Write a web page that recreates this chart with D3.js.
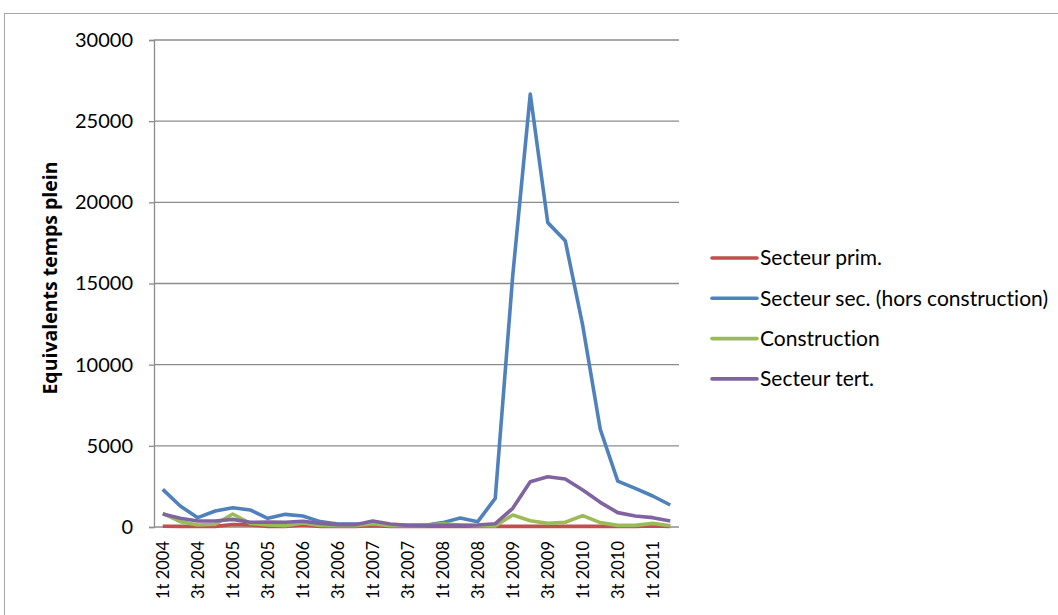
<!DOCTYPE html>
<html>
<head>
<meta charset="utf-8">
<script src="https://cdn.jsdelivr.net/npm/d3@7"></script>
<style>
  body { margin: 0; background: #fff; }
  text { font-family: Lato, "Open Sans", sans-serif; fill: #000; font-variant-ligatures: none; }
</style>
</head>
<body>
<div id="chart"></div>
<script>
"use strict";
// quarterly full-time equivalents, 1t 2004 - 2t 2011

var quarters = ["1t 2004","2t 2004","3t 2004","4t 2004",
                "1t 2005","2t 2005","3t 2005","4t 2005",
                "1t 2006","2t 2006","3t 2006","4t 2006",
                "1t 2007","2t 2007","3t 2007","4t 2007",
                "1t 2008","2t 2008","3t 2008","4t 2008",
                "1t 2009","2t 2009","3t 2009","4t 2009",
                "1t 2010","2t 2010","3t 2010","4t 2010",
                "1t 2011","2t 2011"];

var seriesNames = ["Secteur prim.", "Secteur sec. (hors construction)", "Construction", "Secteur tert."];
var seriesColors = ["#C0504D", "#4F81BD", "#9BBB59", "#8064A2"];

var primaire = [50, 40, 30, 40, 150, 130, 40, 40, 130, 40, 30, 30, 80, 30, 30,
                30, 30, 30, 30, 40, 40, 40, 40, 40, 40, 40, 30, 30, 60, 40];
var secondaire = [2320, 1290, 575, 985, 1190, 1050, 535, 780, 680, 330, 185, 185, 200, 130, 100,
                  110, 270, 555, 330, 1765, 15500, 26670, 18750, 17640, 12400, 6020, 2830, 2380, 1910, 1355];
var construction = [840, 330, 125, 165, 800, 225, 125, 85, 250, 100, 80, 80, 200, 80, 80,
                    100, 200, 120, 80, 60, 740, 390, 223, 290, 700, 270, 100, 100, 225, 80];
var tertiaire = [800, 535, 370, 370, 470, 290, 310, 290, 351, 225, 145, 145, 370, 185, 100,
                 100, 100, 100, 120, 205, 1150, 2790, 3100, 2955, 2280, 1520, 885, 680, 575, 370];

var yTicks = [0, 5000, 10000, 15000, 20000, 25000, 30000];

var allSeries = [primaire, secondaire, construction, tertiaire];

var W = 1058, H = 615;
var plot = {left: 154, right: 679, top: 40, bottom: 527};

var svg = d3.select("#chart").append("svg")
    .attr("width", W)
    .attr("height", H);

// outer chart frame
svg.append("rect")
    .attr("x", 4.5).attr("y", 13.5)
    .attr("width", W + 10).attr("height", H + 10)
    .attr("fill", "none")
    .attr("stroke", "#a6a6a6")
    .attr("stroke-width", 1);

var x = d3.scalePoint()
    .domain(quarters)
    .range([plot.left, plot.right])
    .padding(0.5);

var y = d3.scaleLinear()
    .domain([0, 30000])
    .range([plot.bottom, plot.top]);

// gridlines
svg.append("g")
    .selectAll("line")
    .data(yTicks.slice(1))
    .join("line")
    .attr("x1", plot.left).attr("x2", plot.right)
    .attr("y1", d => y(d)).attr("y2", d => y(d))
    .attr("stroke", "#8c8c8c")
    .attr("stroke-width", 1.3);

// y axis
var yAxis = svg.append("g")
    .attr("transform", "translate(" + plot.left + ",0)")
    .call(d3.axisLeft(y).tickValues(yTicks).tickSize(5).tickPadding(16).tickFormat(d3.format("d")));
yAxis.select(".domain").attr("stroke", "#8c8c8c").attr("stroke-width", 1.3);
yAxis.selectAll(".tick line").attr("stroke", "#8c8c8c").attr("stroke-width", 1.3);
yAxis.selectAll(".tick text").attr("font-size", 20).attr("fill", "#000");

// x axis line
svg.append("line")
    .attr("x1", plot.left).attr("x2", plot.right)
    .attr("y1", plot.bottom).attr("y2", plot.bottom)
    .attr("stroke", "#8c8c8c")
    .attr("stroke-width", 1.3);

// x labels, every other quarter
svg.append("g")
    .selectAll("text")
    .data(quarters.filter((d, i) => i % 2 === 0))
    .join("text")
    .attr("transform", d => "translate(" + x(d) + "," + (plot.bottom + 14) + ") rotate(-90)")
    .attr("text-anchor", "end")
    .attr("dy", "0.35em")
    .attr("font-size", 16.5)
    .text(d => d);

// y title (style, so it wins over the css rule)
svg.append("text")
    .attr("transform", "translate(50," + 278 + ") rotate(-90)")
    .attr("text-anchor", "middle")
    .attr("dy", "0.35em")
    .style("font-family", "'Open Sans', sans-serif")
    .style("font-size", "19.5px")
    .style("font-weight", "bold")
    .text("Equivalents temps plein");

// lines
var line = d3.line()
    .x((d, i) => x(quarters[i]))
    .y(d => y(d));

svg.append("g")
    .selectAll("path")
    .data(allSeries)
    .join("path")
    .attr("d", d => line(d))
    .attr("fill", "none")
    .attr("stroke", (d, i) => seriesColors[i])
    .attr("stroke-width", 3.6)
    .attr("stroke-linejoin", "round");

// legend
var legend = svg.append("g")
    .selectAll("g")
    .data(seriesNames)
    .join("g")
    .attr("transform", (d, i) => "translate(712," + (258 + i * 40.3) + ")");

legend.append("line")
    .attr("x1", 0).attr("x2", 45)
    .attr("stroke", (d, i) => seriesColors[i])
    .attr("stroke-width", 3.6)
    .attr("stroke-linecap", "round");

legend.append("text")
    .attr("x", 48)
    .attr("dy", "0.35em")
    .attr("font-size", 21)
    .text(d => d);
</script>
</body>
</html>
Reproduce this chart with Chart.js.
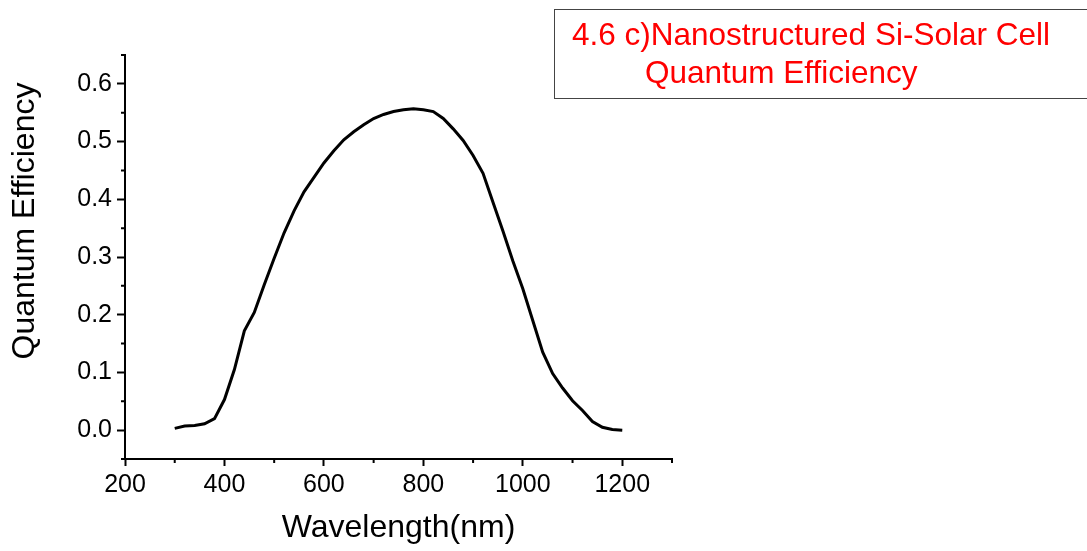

──────────────────────────────

REQUIRED TASK: Make a list of all lines in the data that contain "with".

RESPONSE TO THE EXERCISE:
Write a web page that recreates this chart with D3.js.
Reproduce this chart with Chart.js.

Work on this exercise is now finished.